The consciousness of the traditional Muslim whilst at odds with much western thinking should in the 21st-century be open to robust challenge. But it is not! Many are happy to believe in the Quran and Hadith and see in Islam a God-ordained antidote to western secularism.  Any difficulty secularists and non-believers face challenging Islam are therefore caused by an ignorant, patronising smug bourgeois elite treating Muslims as potential victims of ‘racial’ abuse, if anyone says anything bad about their faith of Islam.

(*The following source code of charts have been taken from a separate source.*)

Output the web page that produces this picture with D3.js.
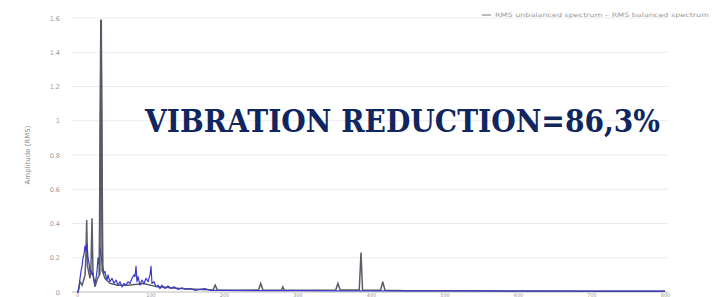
<!DOCTYPE html>
<html><head><meta charset="utf-8">
<script src="https://cdn.jsdelivr.net/npm/d3@7"></script>
<style>html,body{margin:0;padding:0;background:#fff;}svg{display:block;}</style>
</head><body>
<svg id="c" width="725" height="297"></svg>
<script>
// Frequency (Hz) and RMS amplitude
const beforeFreq = [0, 1.4, 4, 7, 11, 12, 13.2, 14.3, 17.7, 19, 20.4, 21.8, 24.5, 28, 30.6, 32.7, 34.7, 38, 45, 55, 70, 90, 110, 140, 170, 185, 188, 191, 220, 247, 250, 253, 278, 280, 282, 320, 352, 355, 358, 384, 386.4, 388.5, 413, 416, 419, 450, 500, 560, 620, 700, 760, 800];
const beforeAmp  = [0, 0, 0.06, 0.04, 0.1, 0.2, 0.42, 0.15, 0.08, 0.15, 0.43, 0.1, 0.03, 0.08, 0.1, 1.59, 0.12, 0.08, 0.05, 0.04, 0.04, 0.05, 0.03, 0.02, 0.015, 0.012, 0.04, 0.012, 0.01, 0.012, 0.05, 0.012, 0.01, 0.03, 0.01, 0.01, 0.012, 0.05, 0.012, 0.012, 0.23, 0.012, 0.01, 0.06, 0.01, 0.008, 0.008, 0.006, 0.006, 0.005, 0.005, 0.005];
const afterFreq = [0, 1.4, 2.7, 4.1, 5.4, 6.8, 8.2, 9.5, 10.9, 12.2, 13.6, 15, 16.3, 17.7, 19, 20.4, 21.8, 23.1, 24.5, 25.9, 27.2, 28.6, 29.9, 31.3, 32.7, 34, 35.4, 36.7, 38.1, 39.5, 40.8, 42.2, 43.5, 44.9, 47.6, 50.3, 53, 55.8, 58.5, 61.2, 63.9, 66.7, 69.4, 72.1, 74.8, 77.6, 78.9, 80.3, 81.6, 83, 85.7, 88.4, 91.2, 93.9, 96.6, 99.3, 100.7, 102, 104.8, 107.5, 110.2, 112.9, 115.6, 119.7, 123.8, 127.9, 132, 137.4, 142.9, 148.3, 153.7, 160.5, 167.3, 174, 181, 200, 240, 300, 360, 420, 480, 560, 640, 720, 800];
const afterAmp  = [0, 0, 0.02, 0.08, 0.12, 0.15, 0.2, 0.22, 0.27, 0.24, 0.28, 0.2, 0.17, 0.12, 0.13, 0.1, 0.11, 0.07, 0.05, 0.08, 0.12, 0.2, 0.16, 0.26, 0.22, 0.17, 0.14, 0.11, 0.12, 0.09, 0.07, 0.1, 0.08, 0.06, 0.08, 0.05, 0.07, 0.04, 0.06, 0.03, 0.05, 0.04, 0.06, 0.05, 0.08, 0.1, 0.09, 0.15, 0.06, 0.09, 0.04, 0.07, 0.05, 0.08, 0.06, 0.1, 0.15, 0.05, 0.06, 0.03, 0.04, 0.02, 0.04, 0.02, 0.035, 0.02, 0.03, 0.015, 0.025, 0.015, 0.02, 0.01, 0.015, 0.02, 0.01, 0.01, 0.008, 0.008, 0.007, 0.007, 0.006, 0.006, 0.005, 0.005, 0.005];
const yTicks = [0, 0.2, 0.4, 0.6, 0.8, 1, 1.2, 1.4, 1.6];
const yTickLabels = ["0", "0.2", "0.4", "0.6", "0.8", "1", "1.2", "1.4", "1.6"];
const xTicks = [0, 100, 200, 300, 400, 500, 600, 700, 800];
const legendText = "RMS unbalanced spectrum \u2013 RMS balanced spectrum";
const titleText = "VIBRATION REDUCTION=86,3%";
const yLabel = "Amplitude (RMS)";

const svg = d3.select("#c");
const x = d3.scaleLinear().domain([0, 800]).range([77, 665]);
const y = d3.scaleLinear().domain([0, 1.6]).range([292, 18]);

// gridlines
svg.append("g").selectAll("line").data(yTicks.slice(1)).join("line")
  .attr("x1", 72).attr("x2", 668)
  .attr("y1", d => y(d)).attr("y2", d => y(d))
  .attr("stroke", "#ebebeb").attr("stroke-width", 1);

// y tick labels
svg.append("g").selectAll("text").data(yTicks).join("text")
  .attr("x", 60).attr("y", d => y(d) + 2.5)
  .attr("text-anchor", "end")
  .attr("font-family", "DejaVu Sans").attr("font-size", 6.5).attr("fill", "#9a9a9a")
  .text((d, i) => yTickLabels[i]);

// x axis
const xAxis = d3.axisBottom(x).tickValues(xTicks).tickSize(0).tickPadding(0).tickFormat(d3.format("d"));
const gx = svg.append("g").attr("transform", `translate(0,${y(0)})`).call(xAxis);
gx.select(".domain").attr("stroke", "#bbb").attr("d", `M72,0H668`);
gx.selectAll("text").attr("font-family", "DejaVu Sans").attr("font-size", 5)
  .attr("fill", "#9a9a9a").attr("dy", null).attr("y", 4.5);

// y label
svg.append("text")
  .attr("transform", "translate(30,155) rotate(-90)")
  .attr("text-anchor", "middle")
  .attr("font-family", "DejaVu Sans").attr("font-size", 7).attr("fill", "#8a8a8a")
  .text(yLabel);

const line = d3.line().x(d => x(d[0])).y(d => y(d[1]));
const before = beforeFreq.map((f, i) => [f, beforeAmp[i]]);
const after = afterFreq.map((f, i) => [f, afterAmp[i]]);

svg.append("path").datum(before).attr("d", line)
  .attr("fill", "none").attr("stroke", "#5a5e6a").attr("stroke-width", 1.5);
svg.append("path").datum(after).attr("d", line)
  .attr("fill", "none").attr("stroke", "#3a3ac8").attr("stroke-width", 1.2).attr("stroke-linejoin", "round");
// main peak drawn on top
const peakIdx = beforeAmp.indexOf(d3.max(beforeAmp));
svg.append("path").datum(before.slice(peakIdx - 1, peakIdx + 2)).attr("d", line)
  .attr("fill", "none").attr("stroke", "#555a66").attr("stroke-width", 2);

// legend
svg.append("line").attr("x1", 482).attr("x2", 491).attr("y1", 15).attr("y2", 15)
  .attr("stroke", "#777").attr("stroke-width", 1);
svg.append("text").attr("x", 495).attr("y", 17)
  .attr("font-family", "DejaVu Sans").attr("font-size", 6).attr("fill", "#999")
  .attr("textLength", 214).attr("lengthAdjust", "spacingAndGlyphs")
  .text(legendText);

// title
svg.append("text").attr("x", 145).attr("y", 132)
  .attr("font-family", "DejaVu Serif").attr("font-weight", "bold").attr("font-size", 31)
  .attr("fill", "#10265f")
  .attr("textLength", 515).attr("lengthAdjust", "spacingAndGlyphs")
  .text(titleText);
</script>
</body></html>
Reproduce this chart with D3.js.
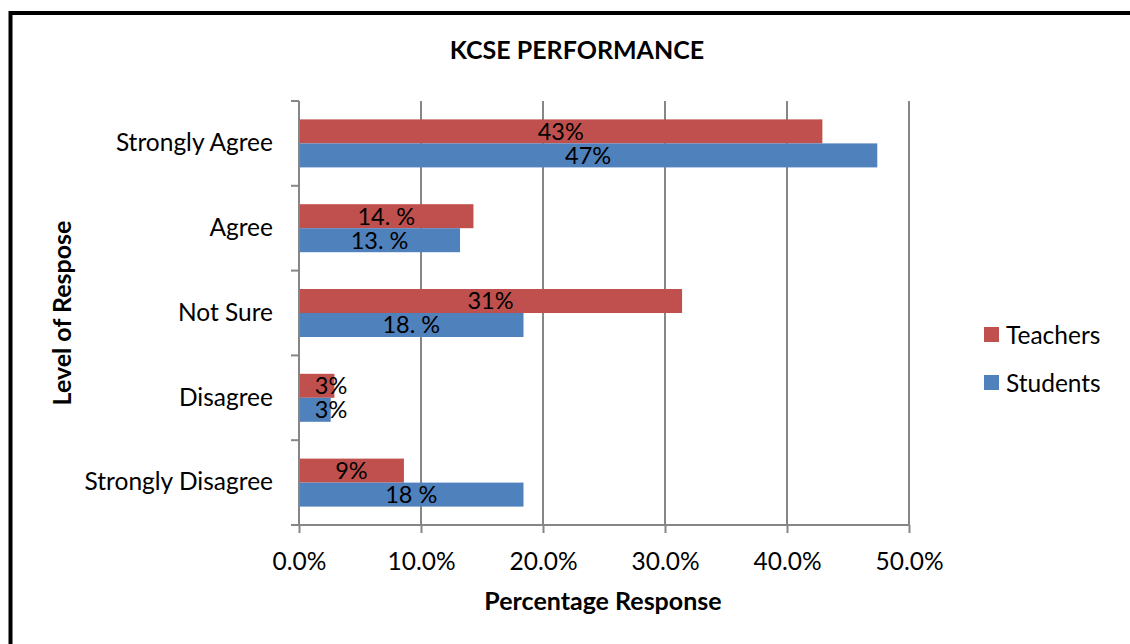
<!DOCTYPE html>
<html>
<head>
<meta charset="utf-8">
<script src="https://cdn.jsdelivr.net/npm/d3@7"></script>
<style>
  body { margin: 0; background: #fff; }
  text { font-family: Lato, "Open Sans", sans-serif; fill: #000; }
</style>
</head>
<body>
<div id="chart"></div>
<script>
// data
var categories = ["Strongly Agree", "Agree", "Not Sure", "Disagree", "Strongly Disagree"];
var seriesNames = ["Teachers", "Students"];
var teachers = [42.9, 14.3, 31.4, 2.9, 8.6];
var students = [47.4, 13.2, 18.4, 2.6, 18.4];
var teacherLabels = ["43%", "14. %", "31%", "3%", "9%"];
var studentLabels = ["47%", "13. %", "18. %", "3%", "18 %"];
var xTicks = [0, 10, 20, 30, 40, 50];

var colors = {Teachers: "#C0504D", Students: "#4F81BD"};
var values = {Teachers: teachers, Students: students};
var labels = {Teachers: teacherLabels, Students: studentLabels};

var fullWidth = 1130, fullHeight = 644;
var margin = {top: 101, left: 299};
var width = 610, height = 424;

var svg = d3.select("#chart").append("svg")
  .attr("width", fullWidth)
  .attr("height", fullHeight);

// outer frame (runs off the right and bottom edge)
svg.append("rect")
  .attr("x", 10.5).attr("y", 13)
  .attr("width", 1140).attr("height", 660)
  .attr("fill", "none").attr("stroke", "#000").attr("stroke-width", 4);

var g = svg.append("g").attr("transform", "translate(" + margin.left + "," + margin.top + ")");

var xScale = d3.scaleLinear().domain([0, 50]).range([0, width]);
var yScale = d3.scaleBand().domain(categories).range([0, height]);
var inner = d3.scaleBand().domain(seriesNames).range([0, 48]);

// gridlines
g.selectAll(".grid").data(xTicks.slice(1)).enter().append("line")
  .attr("x1", function(d) { return xScale(d); })
  .attr("x2", function(d) { return xScale(d); })
  .attr("y1", 0).attr("y2", height)
  .attr("stroke", "#868686").attr("stroke-width", 2);

// bars
seriesNames.forEach(function(s) {
  var rows = categories.map(function(c, i) { return {cat: c, v: values[s][i], lab: labels[s][i]}; });
  var off = (yScale.bandwidth() - 48) / 2;
  g.selectAll(".bar-" + s).data(rows).enter().append("rect")
    .attr("x", xScale(0))
    .attr("y", function(d) { return yScale(d.cat) + off + inner(s); })
    .attr("width", function(d) { return xScale(d.v) - xScale(0); })
    .attr("height", inner.bandwidth())
    .attr("fill", colors[s]);
  g.selectAll(".lab-" + s).data(rows).enter().append("text")
    .attr("x", function(d) { return Math.max(xScale(d.v) / 2, 32); })
    .attr("y", function(d) { return yScale(d.cat) + off + inner(s) + inner.bandwidth() / 2; })
    .attr("dy", "0.36em")
    .attr("text-anchor", "middle")
    .attr("font-size", 23.5)
    .text(function(d) { return d.lab; });
});

// axes
var xAxis = d3.axisBottom(xScale).tickValues(xTicks)
  .tickFormat(function(d) { return d.toFixed(1) + "%"; })
  .tickSize(8).tickSizeOuter(0).tickPadding(20);
var xg = g.append("g").attr("transform", "translate(0," + height + ")").call(xAxis);
xg.select(".domain").attr("stroke", "#868686").attr("stroke-width", 2).attr("d", "M-8,0H" + width);
xg.selectAll(".tick line").attr("stroke", "#868686").attr("stroke-width", 2);
xg.selectAll(".tick text").attr("font-size", 24.5).attr("font-family", "Lato, sans-serif").attr("fill", "#000");

var yAxis = d3.axisLeft(yScale).tickSize(0).tickPadding(26);
var yg = g.append("g").call(yAxis);
yg.select(".domain").attr("stroke", "#868686").attr("stroke-width", 2).attr("d", "M0,0V" + height);
yg.selectAll(".tick text").attr("font-size", 24.5).attr("font-family", "Lato, sans-serif").attr("fill", "#000");
// category dividers
g.selectAll(".ytick").data(d3.range(categories.length + 1)).enter().append("line")
  .attr("x1", -8).attr("x2", 0)
  .attr("y1", function(i) { return i * yScale.step(); })
  .attr("y2", function(i) { return i * yScale.step(); })
  .attr("stroke", "#868686").attr("stroke-width", 2);

// titles
svg.append("text").attr("x", 577).attr("y", 59).attr("text-anchor", "middle")
  .attr("font-size", 25).attr("font-weight", "bold").text("KCSE PERFORMANCE");
svg.append("text").attr("x", 603).attr("y", 610).attr("text-anchor", "middle")
  .attr("font-size", 25).attr("font-weight", "bold").text("Percentage Response");
svg.append("text").attr("transform", "translate(71,313) rotate(-90)").attr("text-anchor", "middle")
  .attr("font-size", 25).attr("font-weight", "bold").text("Level of Respose");

// legend
var legend = svg.selectAll(".legend").data(seriesNames).enter().append("g")
  .attr("transform", function(d, i) { return "translate(984," + (327 + i * 48) + ")"; });
legend.append("rect").attr("width", 15).attr("height", 15).attr("fill", function(d) { return colors[d]; });
legend.append("text").attr("x", 22).attr("y", 8).attr("dy", "0.36em")
  .attr("font-size", 24.5).text(function(d) { return d; });
</script>
</body>
</html>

So, what is the answer? Well in classical Marxist terms religion reflects various stages in the development of human consciousness. The consciousness associated with twenty-first-century western enlightenment cannot be passed over as an irrelevance whilst one fetishizes belief systems and codes of morality based on first or seventh-century ideas. To do so is dangerous. Dangerous because its too easy to slide back to where you have been rather than progress to an uncertain and maybe more equal, less faith-based and therefore less elitist future. Open and respectful dialogue with people who stand up for their belief system whatever it is is essential. As is an end to seeing Islam race-based. Islam is no more raced based than say socialism. Ideas are not racial but people are.